Texte publié sur le site du magazine Paulette ici.
Y'avait
Noël avec un beau sapin et une mer de cadeaux brillants dessous,
empaquetés avec soin, rutilants, des gros, des p'tits, des moyens,
des longs, des carrés, des ronds et même des plats, tout j'te dis.
Y'avait
nous, avec nos beaux habits du dimanche, nos airs heureux, un sourire
vissé soul'bas du visage, sourire qui reste toute la soirée même
quand on mange les marrons trop cuits pis la dinde un peu sèche,
mais faut pas l'dire, faut dire que tout est très bon, avec un grand
sourire vissé.
Y'a
la table géante au milieu d'la pièce trop petite pour nous tous, et
on rentre les ventres et on sert les fesses et on rabat les chaises
pour aller aux water, j'aime autant te dire qu'on peut pas faire ça
discretos ces soirs-là.
Y'avait
les messes basses de famille qu'on dit pas, auxquelles on veut pas
penser pour Noël, on y pense quand même mais le sourire ça marche
hyper bien comme méthode coué. Alors on en parle pas, on les garde
pour après, dans la voiture, quand on débrif la soirée. Tranquille
entre nous, on desserre les ventres et les sourires se décomposent
par morceaux en même temps qu'on voit passer les lumières
accrochées un peu partout, et déjà ya des gens qui balancent leur
sapin dans la rue, leur sapin déshabillé de ses belles guirlandes.
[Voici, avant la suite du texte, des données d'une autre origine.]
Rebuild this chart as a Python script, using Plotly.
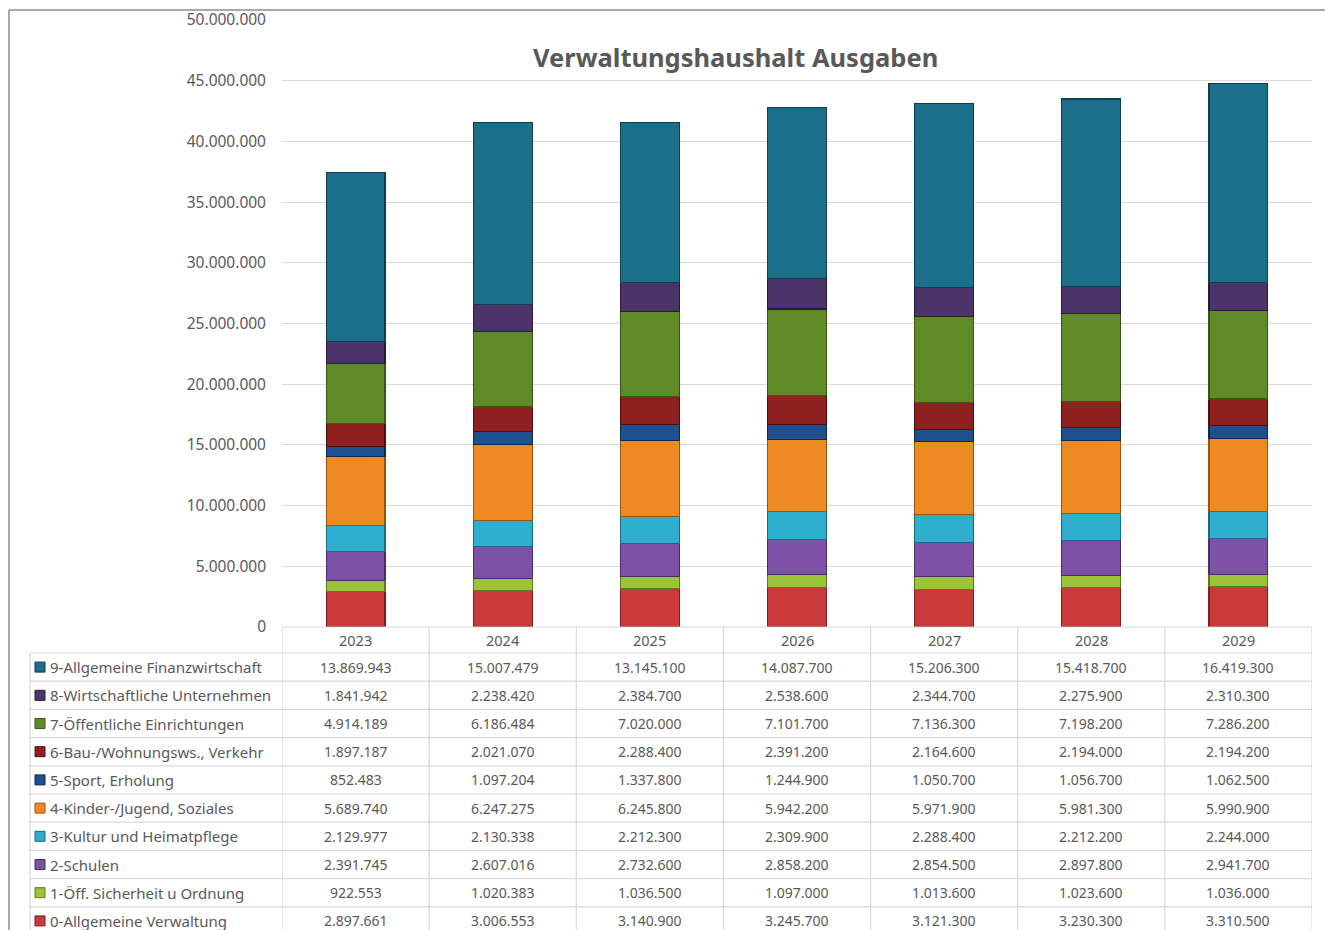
import plotly.graph_objects as go

years = ["2023", "2024", "2025", "2026", "2027", "2028", "2029"]

categories = [
    "0-Allgemeine Verwaltung",
    "1-Öff. Sicherheit u Ordnung",
    "2-Schulen",
    "3-Kultur und Heimatpflege",
    "4-Kinder-/Jugend, Soziales",
    "5-Sport, Erholung",
    "6-Bau-/Wohnungsws., Verkehr",
    "7-Öffentliche Einrichtungen",
    "8-Wirtschaftliche Unternehmen",
    "9-Allgemeine Finanzwirtschaft",
]

verwaltung = [2897661, 3006553, 3140900, 3245700, 3121300, 3230300, 3310500]
sicherheit = [922553, 1020383, 1036500, 1097000, 1013600, 1023600, 1036000]
schulen = [2391745, 2607016, 2732600, 2858200, 2854500, 2897800, 2941700]
kultur = [2129977, 2130338, 2212300, 2309900, 2288400, 2212200, 2244000]
soziales = [5689740, 6247275, 6245800, 5942200, 5971900, 5981300, 5990900]
sport = [852483, 1097204, 1337800, 1244900, 1050700, 1056700, 1062500]
bau = [1897187, 2021070, 2288400, 2391200, 2164600, 2194000, 2194200]
einrichtungen = [4914189, 6186484, 7020000, 7101700, 7136300, 7198200, 7286200]
unternehmen = [1841942, 2238420, 2384700, 2538600, 2344700, 2275900, 2310300]
finanz = [13869943, 15007479, 13145100, 14087700, 15206300, 15418700, 16419300]

series = [verwaltung, sicherheit, schulen, kultur, soziales, sport, bau, einrichtungen, unternehmen, finanz]

colors = ["#C93A3A", "#9DC33B", "#7C51A6", "#2FAECF", "#EE8A22",
          "#1F4F8F", "#8E2020", "#608A26", "#4D3468", "#1C6F88"]
edges = ["#7E1E1E", "#5E7A1E", "#4A2C66", "#1A6A80", "#9A5410",
         "#0F2A50", "#4F0E0E", "#3A5514", "#2A1A3A", "#0E3F50"]

FONT = "Noto Sans"
GREY = "#595959"
GRID = "#d9d9d9"

# page offset (body margin) and plot area in screen pixels
OFF = 8
L, R, T, B = 282, 1312, 20, 627
W, H = R - L, B - T


def px_x(x):
    return (x - L) / W


def px_y(y):
    return (B - y) / H


def fmt(v):
    return f"{v:,}".replace(",", ".")


fig = go.Figure()
for name, vals, c, e in zip(categories, series, colors, edges):
    fig.add_bar(x=years, y=vals, name=name, marker_color=c,
                marker_line=dict(color=e, width=1.2))

shapes = []
annotations = []

# title
annotations.append(dict(text="<b>Verwaltungshaushalt Ausgaben</b>", x=px_x(735), y=px_y(57),
                        xref="paper", yref="paper", xanchor="center", yanchor="middle",
                        showarrow=False, font=dict(family=FONT, size=25.5, color=GREY)))

# outer frame (top and left edges)
shapes.append(dict(type="line", xref="paper", yref="paper", x0=px_x(9), x1=px_x(1330),
                   y0=px_y(10), y1=px_y(10), line=dict(color="#8c8c8c", width=1.5)))
shapes.append(dict(type="line", xref="paper", yref="paper", x0=px_x(9), x1=px_x(9),
                   y0=px_y(10), y1=px_y(940), line=dict(color="#8c8c8c", width=1.5)))

# data table
row_h = 28.2
head_top, head_bot = 627, 653
n_rows = len(categories)
table_bot = head_bot + row_h * n_rows

shapes.append(dict(type="line", xref="x", yref="paper", x0=-0.5, x1=6.5,
                   y0=px_y(head_top), y1=px_y(head_top), line=dict(color=GRID, width=1.2)))
for i in range(n_rows + 1):
    yy = px_y(head_bot + row_h * i)
    shapes.append(dict(type="line", xref="paper", yref="paper", x0=px_x(30), x1=1,
                       y0=yy, y1=yy, line=dict(color=GRID, width=1.2)))
for k in range(len(years) + 1):
    shapes.append(dict(type="line", xref="x", yref="paper", x0=k - 0.5, x1=k - 0.5,
                       y0=px_y(head_top), y1=px_y(table_bot), line=dict(color=GRID, width=1.2)))
shapes.append(dict(type="line", xref="paper", yref="paper", x0=px_x(30), x1=px_x(30),
                   y0=px_y(head_bot), y1=px_y(table_bot), line=dict(color=GRID, width=1.2)))

for k, yr in enumerate(years):
    annotations.append(dict(text=yr, x=k, y=px_y((head_top + head_bot) / 2), xref="x", yref="paper",
                            xanchor="center", yanchor="middle", showarrow=False,
                            font=dict(family=FONT, size=14.5, color=GREY)))

# rows listed from top (9) to bottom (0)
for r, idx in enumerate(range(n_rows - 1, -1, -1)):
    yc = px_y(head_bot + row_h * (r + 0.5))
    shapes.append(dict(type="rect", xref="paper", yref="paper",
                       x0=px_x(35), x1=px_x(45), y0=yc - 5 / H, y1=yc + 5 / H,
                       fillcolor=colors[idx], line=dict(color=edges[idx], width=1)))
    annotations.append(dict(text=categories[idx], x=px_x(48), y=yc, xref="paper", yref="paper",
                            xanchor="left", yanchor="middle", showarrow=False,
                            font=dict(family=FONT, size=15, color=GREY)))
    for k, v in enumerate(series[idx]):
        annotations.append(dict(text=fmt(v), x=k, y=yc, xref="x", yref="paper",
                                xanchor="center", yanchor="middle", showarrow=False,
                                font=dict(family=FONT, size=14, color=GREY)))

fig.update_layout(
    barmode="stack",
    bargap=0.6,
    width=1333, height=930,
    margin=dict(l=L - OFF, r=1333 - (R - OFF), t=T - OFF, b=930 - (B - OFF)),
    paper_bgcolor="white", plot_bgcolor="white",
    showlegend=False,
    separators=",.",
    font=dict(family=FONT, color=GREY),
    shapes=shapes,
    annotations=annotations,
)
fig.update_xaxes(showticklabels=False, showgrid=False, showline=False, zeroline=False,
                 range=[-0.5, 6.5], automargin=False)
fig.update_yaxes(range=[0, 50000000], dtick=5000000, tickformat=",d", gridcolor=GRID,
                 gridwidth=1.2, zeroline=False, showline=False, ticks="", automargin=False,
                 ticklabelstandoff=15, tickfont=dict(family=FONT, size=15.5, color=GREY))

fig.write_html("out.html")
Ça m'a toujours rendu vachement mélancolique les sapins d'après
Noël et c'est pour ça que j'en veux pas, jamais, ce en quoi on est
assez d'accord lui et moi, et ça ça m'fait plaisir.
Globalement
on est assez d'accord sur tout t'façons, sauf sur le coup des
plantes dans la maison, lui il aime pas, ou disons une ça passe,
mais pas plein, ou sur l'affaire des lapins que j'ai déjà évoqué
ici,
je vais pas recommencer, mais juste pour faire les comptes: les
plantes je gagne, les lapins je perds.
Mais
je dois dire que ces jours-ci, malgré Noël, malgré avoir revu des
vieux amis que j'aime d'amour, malgré toutes les bonnes nouvelles
qui s'annoncent pour une nouvelle année au top, j'avais pas l'humeur
en phase.
On
a des fois des jours sombres sans savoir pourquoi, des jours où on
veut rester au lit, sous la couette, avec rien d'autres que son
oreiller fétiche et des bédées pis des livres et de la musique
mélancolique, tu vois bien quel genre de jours j'veux dire.
Les
jours où même si le soleil brille dehors, tu veux traîner en pyj
avec des chaussettes dépareillées et pas d'coiffure, les jours où
t'avales le ptit dèj du bout de la lip sans aimer le café ni
trouver suprême l'odeur du pain grillé. Ce genre de jour où tu
regardes les gens que t'aime avec un oeil vide et tu te dis Pfff, tu
te dis Mouais, tu te dis Bof. Alors que tu sais que tu les aimes.
Pour de vrai.
Ça
faisait plusieurs jours que j'étais d'une humeur bougon, et que
j'faisais faire les montagnes russes des sentiments à mon a., çuilà
qu'a sa majuscule dorée en début de nom, çuilà qu'a les réserves
d'amour pour toute la vie jusqu'à des siècles futurs où les ipad
feront micro-ondes, çuilà qui sait m'flanquer des sourires dans les
veines même quand j'ai une tête des six pieds de longs et un regard
nuageux, tout ça.
J'sais
pas si y voyait trop mes humeurs maussades tellement il a le bonheur
vissé au corps çuilà, mais je te jure que je voulais parfois me
battre de pas lui montrer plus les grands sentiments que je
ressentais, même avec mon mauvais karma de ces jours-ci.
Et puis tu sais, j'avais franchement aucune raison d'être triste.
Et puis tu sais, j'avais franchement aucune raison d'être triste.
Pour
me changer les idées, je repensais à des choses belles, mais ça
changeait pas grand chose en vrai, je sais pas pourquoi. J'avais
besoin sans doute d'un grand coup d'frais, d'un grand coup d'neuf,
sauf que je l'avais déjà eu mon grand bol d'air et que j'en voulais
encore. Alors quoi ?
Chais
pas.
Y
a des fois t'expliques pas, tu subis une humeur qu'a zéro raison
d'être, qu'a zéro racine à arracher dans ton coeur, qu'est venue
là comme un nuage devant l'soleil des jours tranquilles, et tu peux
seulement attendre l'éclaircie en te disant Bordel j'ai pourtant
tous les meilleurs trésors du monde alors quoi ?
Bah
rien.
La
météo des sentiments ça s'commande pas on t'l'a déjà dit.